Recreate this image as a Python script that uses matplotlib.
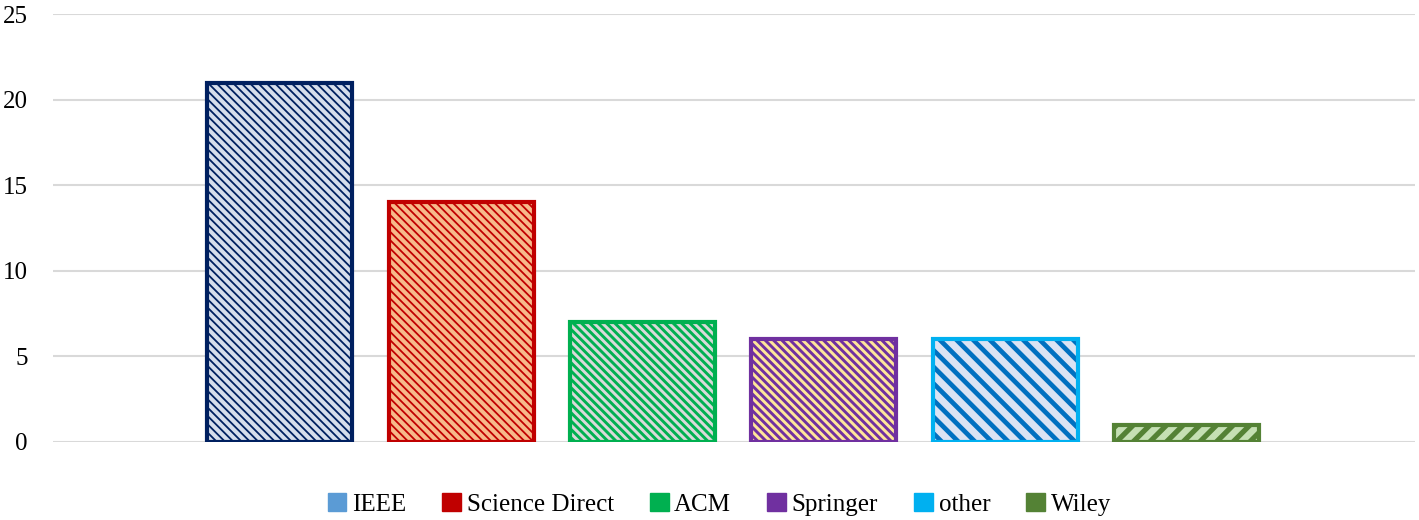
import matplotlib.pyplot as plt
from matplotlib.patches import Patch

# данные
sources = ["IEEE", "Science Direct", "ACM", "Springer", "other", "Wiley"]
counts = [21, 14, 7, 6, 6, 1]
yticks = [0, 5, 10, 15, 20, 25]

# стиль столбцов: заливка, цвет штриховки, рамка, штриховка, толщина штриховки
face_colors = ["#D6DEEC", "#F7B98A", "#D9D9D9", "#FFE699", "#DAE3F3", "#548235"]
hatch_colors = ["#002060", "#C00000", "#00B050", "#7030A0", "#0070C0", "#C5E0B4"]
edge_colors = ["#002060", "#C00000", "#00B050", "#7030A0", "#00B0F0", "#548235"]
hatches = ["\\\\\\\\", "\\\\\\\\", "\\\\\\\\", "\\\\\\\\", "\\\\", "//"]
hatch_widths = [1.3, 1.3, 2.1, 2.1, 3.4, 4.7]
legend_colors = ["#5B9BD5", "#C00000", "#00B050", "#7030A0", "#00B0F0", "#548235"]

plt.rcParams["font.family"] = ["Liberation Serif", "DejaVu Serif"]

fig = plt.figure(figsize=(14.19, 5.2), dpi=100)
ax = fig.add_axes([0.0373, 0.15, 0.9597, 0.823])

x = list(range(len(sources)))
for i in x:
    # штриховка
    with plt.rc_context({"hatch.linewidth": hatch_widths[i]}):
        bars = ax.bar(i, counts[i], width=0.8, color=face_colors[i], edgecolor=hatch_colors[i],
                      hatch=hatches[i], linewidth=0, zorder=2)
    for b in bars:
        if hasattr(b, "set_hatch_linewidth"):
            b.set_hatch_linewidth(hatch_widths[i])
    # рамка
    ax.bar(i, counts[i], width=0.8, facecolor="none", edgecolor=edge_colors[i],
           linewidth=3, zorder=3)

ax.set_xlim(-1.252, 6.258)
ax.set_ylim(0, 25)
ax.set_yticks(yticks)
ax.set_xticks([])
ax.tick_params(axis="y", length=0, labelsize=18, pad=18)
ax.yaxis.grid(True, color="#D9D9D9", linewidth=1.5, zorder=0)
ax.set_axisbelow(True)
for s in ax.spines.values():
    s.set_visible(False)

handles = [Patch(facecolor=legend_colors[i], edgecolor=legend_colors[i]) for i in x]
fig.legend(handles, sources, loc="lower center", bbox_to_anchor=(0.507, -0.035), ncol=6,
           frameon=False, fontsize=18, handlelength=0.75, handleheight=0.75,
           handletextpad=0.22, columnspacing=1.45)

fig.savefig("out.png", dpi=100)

_What you will do_
Return exactly what appears from the opening line of the material through the line with "linewidth=3, zorder=3)", apart from the pictures.

_Result below_
Recreate this image as a Python script that uses matplotlib.
import matplotlib.pyplot as plt
from matplotlib.patches import Patch

# данные
sources = ["IEEE", "Science Direct", "ACM", "Springer", "other", "Wiley"]
counts = [21, 14, 7, 6, 6, 1]
yticks = [0, 5, 10, 15, 20, 25]

# стиль столбцов: заливка, цвет штриховки, рамка, штриховка, толщина штриховки
face_colors = ["#D6DEEC", "#F7B98A", "#D9D9D9", "#FFE699", "#DAE3F3", "#548235"]
hatch_colors = ["#002060", "#C00000", "#00B050", "#7030A0", "#0070C0", "#C5E0B4"]
edge_colors = ["#002060", "#C00000", "#00B050", "#7030A0", "#00B0F0", "#548235"]
hatches = ["\\\\\\\\", "\\\\\\\\", "\\\\\\\\", "\\\\\\\\", "\\\\", "//"]
hatch_widths = [1.3, 1.3, 2.1, 2.1, 3.4, 4.7]
legend_colors = ["#5B9BD5", "#C00000", "#00B050", "#7030A0", "#00B0F0", "#548235"]

plt.rcParams["font.family"] = ["Liberation Serif", "DejaVu Serif"]

fig = plt.figure(figsize=(14.19, 5.2), dpi=100)
ax = fig.add_axes([0.0373, 0.15, 0.9597, 0.823])

x = list(range(len(sources)))
for i in x:
    # штриховка
    with plt.rc_context({"hatch.linewidth": hatch_widths[i]}):
        bars = ax.bar(i, counts[i], width=0.8, color=face_colors[i], edgecolor=hatch_colors[i],
                      hatch=hatches[i], linewidth=0, zorder=2)
    for b in bars:
        if hasattr(b, "set_hatch_linewidth"):
            b.set_hatch_linewidth(hatch_widths[i])
    # рамка
    ax.bar(i, counts[i], width=0.8, facecolor="none", edgecolor=edge_colors[i],
           linewidth=3, zorder=3)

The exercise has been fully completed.